Terminal Velocity
- For a body in free fall, the only force acting is its weight and its acceleration g is only due to gravity.
- The drag force increases as the body accelerates
- This increase in velocity means the drag force also increases
- Due to Newton’s Second Law, this means the resultant force and therefore acceleration decreases (recall F = ma)
- When the drag force is equal to the gravitational pull on the body, the body will no longer accelerate and will fall at a constant velocity
- This the maximum velocity that the object can have and is called the terminal velocity
A skydiver in freefall reaching terminal velocity
- The graph shows how the velocity of the skydiver varies with time
- Since the acceleration is equal to the gradient of a velocity-time graph, the acceleration decreases and eventually becomes zero when terminal velocity is reached
Worked example
Skydivers jump out of a plane at intervals of a few seconds.
Skydivers A and B want to join up as they fall.
If A is heavier than B, who should jump first?

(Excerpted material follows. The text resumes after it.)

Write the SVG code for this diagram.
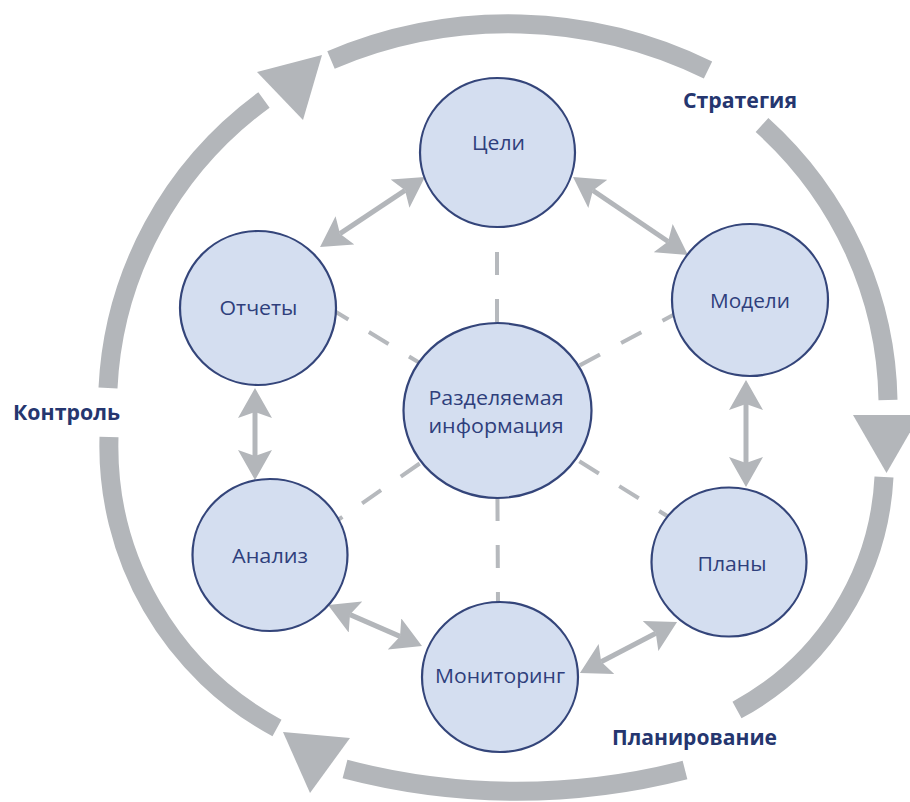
<svg xmlns="http://www.w3.org/2000/svg" width="910" height="802" viewBox="0 0 910 802">
  <defs>
    <style>
      .ring { fill: none; stroke: #b3b6ba; stroke-width: 19; stroke-linecap: butt; }
      .ringhead { fill: #b3b6ba; stroke: none; }
      .spoke { stroke: #b6b9bd; stroke-width: 4; stroke-dasharray: 23 24; fill: none; }
      .arrow { stroke: #b3b6ba; stroke-width: 5; fill: none; marker-start: url(#head); marker-end: url(#head); }
      .node { fill: #d4def0; stroke: #34457a; stroke-width: 2.2; }
      .nt { font-family: "Open Sans", "Noto Sans", "DejaVu Sans", sans-serif; font-size: 20px; fill: #2f3f7c; text-anchor: middle; }
      .lbl { font-family: "Open Sans", "Noto Sans", "DejaVu Sans", sans-serif; font-size: 21px; font-weight: bold; fill: #25366f; }
    </style>
    <marker id="head" viewBox="0 0 30 34" refX="6" refY="17" markerWidth="30" markerHeight="34" markerUnits="userSpaceOnUse" orient="auto-start-reverse">
      <path d="M0,0 L30,17 L0,34 L6,17 Z" fill="#b3b6ba"/>
    </marker>
  </defs>
  <rect width="910" height="802" fill="#ffffff"/>

  <g id="ring">
    <path class="ring" d="M108,388 A390,382 0 0 1 264,100"/>
    <path class="ring" d="M331,60 A454,454 0 0 1 708,70"/>
    <path class="ring" d="M762,125 A390,382 0 0 1 888,400"/>
    <path class="ring" d="M884,477 A281,281 0 0 1 737,710"/>
    <path class="ring" d="M685,770 A677,677 0 0 1 345,769"/>
    <path class="ring" d="M277,728 A320,320 0 0 1 109,437"/>
    <polygon class="ringhead" points="257,72 322,55 303,120"/>
    <polygon class="ringhead" points="853,415 920,415 886.5,473"/>
    <polygon class="ringhead" points="283,732 350,738 310,793"/>
  </g>

  <g id="connectors">
    <line class="spoke" x1="497" y1="410" x2="497" y2="226" stroke-dashoffset="6"/>
    <line class="spoke" x1="497" y1="410" x2="498" y2="606" stroke-dashoffset="6"/>
    <line class="spoke" x1="497" y1="410" x2="336" y2="312" stroke-dashoffset="14"/>
    <line class="spoke" x1="497" y1="410" x2="338" y2="520" stroke-dashoffset="0"/>
    <line class="spoke" x1="497" y1="410" x2="675" y2="314" stroke-dashoffset="0"/>
    <line class="spoke" x1="497" y1="410" x2="672" y2="519" stroke-dashoffset="44"/>
    <line class="arrow" x1="340" y1="233.7" x2="405" y2="190.3"/>
    <line class="arrow" x1="592.9" y1="190.5" x2="668.1" y2="241.5"/>
    <line class="arrow" x1="746" y1="404" x2="746" y2="463"/>
    <line class="arrow" x1="655.8" y1="633.2" x2="601.2" y2="661.8"/>
    <line class="arrow" x1="400" y1="636.4" x2="350" y2="614.6"/>
    <line class="arrow" x1="255" y1="456" x2="255" y2="412"/>
  </g>

  <g id="node-celi">
    <ellipse class="node" cx="497.5" cy="152.5" rx="77.5" ry="74.5"/>
    <text class="nt" x="498.5" y="150" textLength="53" lengthAdjust="spacingAndGlyphs">Цели</text>
  </g>
  <g id="node-modeli">
    <ellipse class="node" cx="750" cy="300" rx="78" ry="76"/>
    <text class="nt" x="750" y="308" textLength="80" lengthAdjust="spacingAndGlyphs">Модели</text>
  </g>
  <g id="node-plany">
    <ellipse class="node" cx="729" cy="562" rx="77.5" ry="74.5"/>
    <text class="nt" x="732" y="571" textLength="69" lengthAdjust="spacingAndGlyphs">Планы</text>
  </g>
  <g id="node-monitoring">
    <ellipse class="node" cx="500" cy="677" rx="78" ry="75"/>
    <text class="nt" x="500" y="683" textLength="130" lengthAdjust="spacingAndGlyphs">Мониторинг</text>
  </g>
  <g id="node-analiz">
    <ellipse class="node" cx="270" cy="555" rx="77.5" ry="76"/>
    <text class="nt" x="270" y="563" textLength="76" lengthAdjust="spacingAndGlyphs">Анализ</text>
  </g>
  <g id="node-otchety">
    <ellipse class="node" cx="258" cy="308" rx="78" ry="77"/>
    <text class="nt" x="258.5" y="315" textLength="78" lengthAdjust="spacingAndGlyphs">Отчеты</text>
  </g>
  <g id="node-center">
    <ellipse class="node" cx="497.5" cy="410.5" rx="94" ry="87.5"/>
    <text class="nt" x="496" y="405" textLength="135" lengthAdjust="spacingAndGlyphs">Разделяемая</text>
    <text class="nt" x="496" y="433" textLength="135" lengthAdjust="spacingAndGlyphs">информация</text>
  </g>

  <g id="labels">
    <text class="lbl" x="683" y="108" textLength="114" lengthAdjust="spacingAndGlyphs">Стратегия</text>
    <text class="lbl" x="13" y="420" textLength="107" lengthAdjust="spacingAndGlyphs">Контроль</text>
    <text class="lbl" x="612" y="745" textLength="165" lengthAdjust="spacingAndGlyphs">Планирование</text>
  </g>
</svg>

- Skydiver B should jump first since he will take less time to reach terminal velocity
- His terminal velocity will also be a lower speed than that of skydiver A
- This is because skydiver A has a higher mass, and hence, weight
- A greater weight means a greater acceleration for A than B at every stage until terminal velocity
- Air resistance gets larger with speed, so for air resistance to match A's weight, A must be travelling faster than B at terminal velocity
- This means if A were to jump first, skydiver B would never catch up
- Skydiver B must jump first, then skydiver A can catch up
Examiner Tip
- Exam questions about terminal velocity tend to involve the motion of skydivers as they fall
- A common misconception is that skydivers move upwards when their parachutes are deployed - however, this is not the case, they are in fact decelerating to a lower terminal velocity
- What do you think this would look like on the graph above?